[Maine state] Rep. Jayne Crosby Giles presented a bill Wednesday, March 21, to assure that businesses taken under eminent domain procedures will be paid based on their value as a “going concern.”
She gave a formal presentation of her bill, LD 960, to the Legislature’s Judiciary Committee, which is scheduled to conduct a work session March 27 on the bill.
“Eminent domain is not taken lightly by the governing body and is done only when essential for public infrastructure needs,” said Rep. Giles, a first-term Republican legislator from Belfast, where she has been a community banker for nearly 30 years. “However, current law compensates the business owner only for the loss of the real estate and some relocation expenses.”
Rep. Giles said the inspiration for her bill came from the case of the Sail Inn restaurant, a family-owned, 55-year-old landmark in Prospect that was taken under eminent domain in 2003 due to construction of the new Penobscot Narrows Bridge. The state offered $225,000 for the restaurant and five acres of land that included deep-water frontage. The owner’s appraiser valued the property at $1.6 million to $1.8 million.
“Through the eminent domain process, the business owner has lost more than just the real estate,” Rep. Giles said. “They may have lost the one thing most important to their business success. This critical ingredient may be described in three words: location, location, location.
“LD 960 will not correct the loss of the business location,” she said. “However, the bill will provide a fairer compensation to the business owner by giving full value to the business, not just the real estate. A Going Concern Value will be used to determine this value by using state-approved commercial appraisers qualified to make such an assessment.”
The legislation has thus far attracted five cosponsors, including Rep. Mike Thibodeau, another Waldo County first-year Republican legislator whose district includes Brooks, Jackson, Monroe, Swanville, Waldo and Winterport, where he resides.
LD 960 goes by the full name “An Act to Base Value in Eminent Domain Taking of Businesses on Going Concern Value.” It would establish an independent, impartial board of experts skilled at determining the fair market value of business property. The board would be empowered to make awards of just compensation in highway condemnations. It further would assure that business owners would be guaranteed “a prompt, efficient and inexpensive method of determination of just value and prompt payment.”
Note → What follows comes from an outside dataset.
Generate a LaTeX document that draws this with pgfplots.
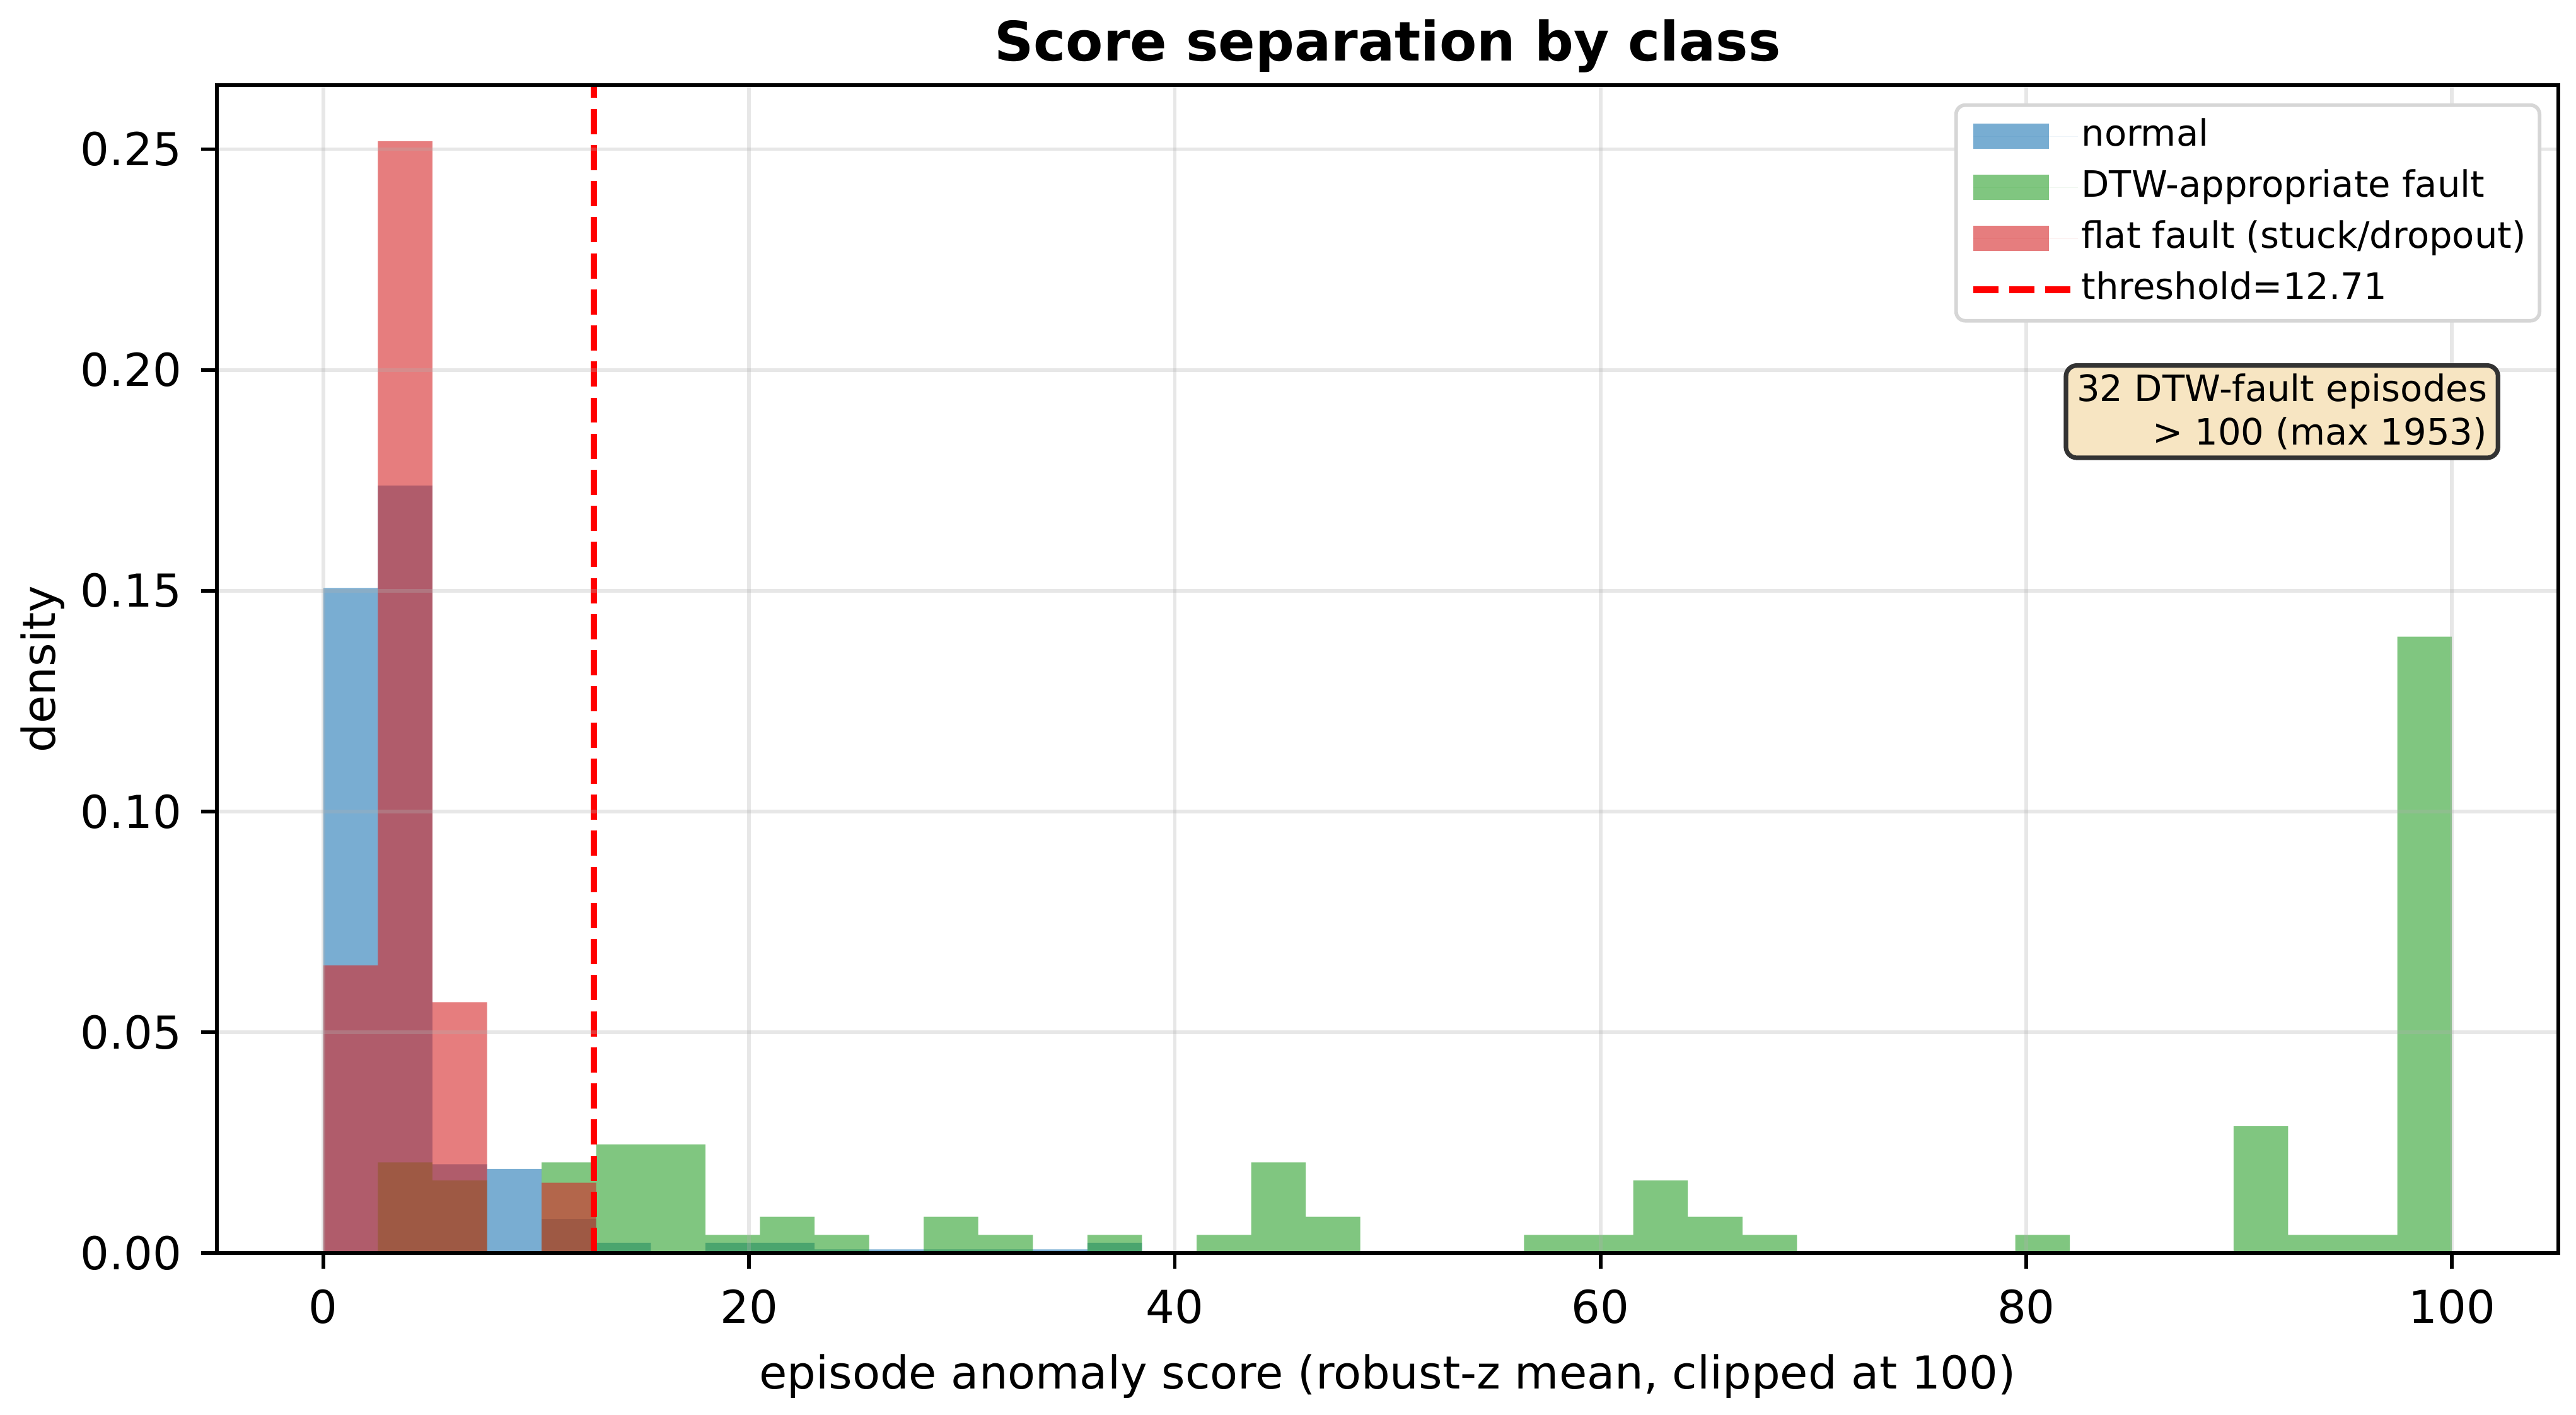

The bill pertains to eminent domain takings by the Maine Department of Transportation or a municipality. The value of the business would be determined by a process requiring both the owner and the governmental authority to each select a licensed appraiser. If they agree, the additional compensation must be added to the compensation offer. If they disagree but are within 10 percent of each other, the average appraisal would be used. If the disagreement exceeds 10 percent, the owner may ask the State Claims Commission to apply the same analysis when the owner appeals the offer.
Rep. Giles said a successful business possesses an intangible value known as “goodwill,” which should be factored into an appraisal. “The business owner is being forced to give up both a location and a livelihood,” she told the Judiciary Committee. “The business provides a source of income. Through the loss of the business location, the business owner has lost the income-producing potential from that location for 10, 20, 30 years or more. The governing body in an eminent domain proceeding has literally taken a lifetime of earnings from a business owner.”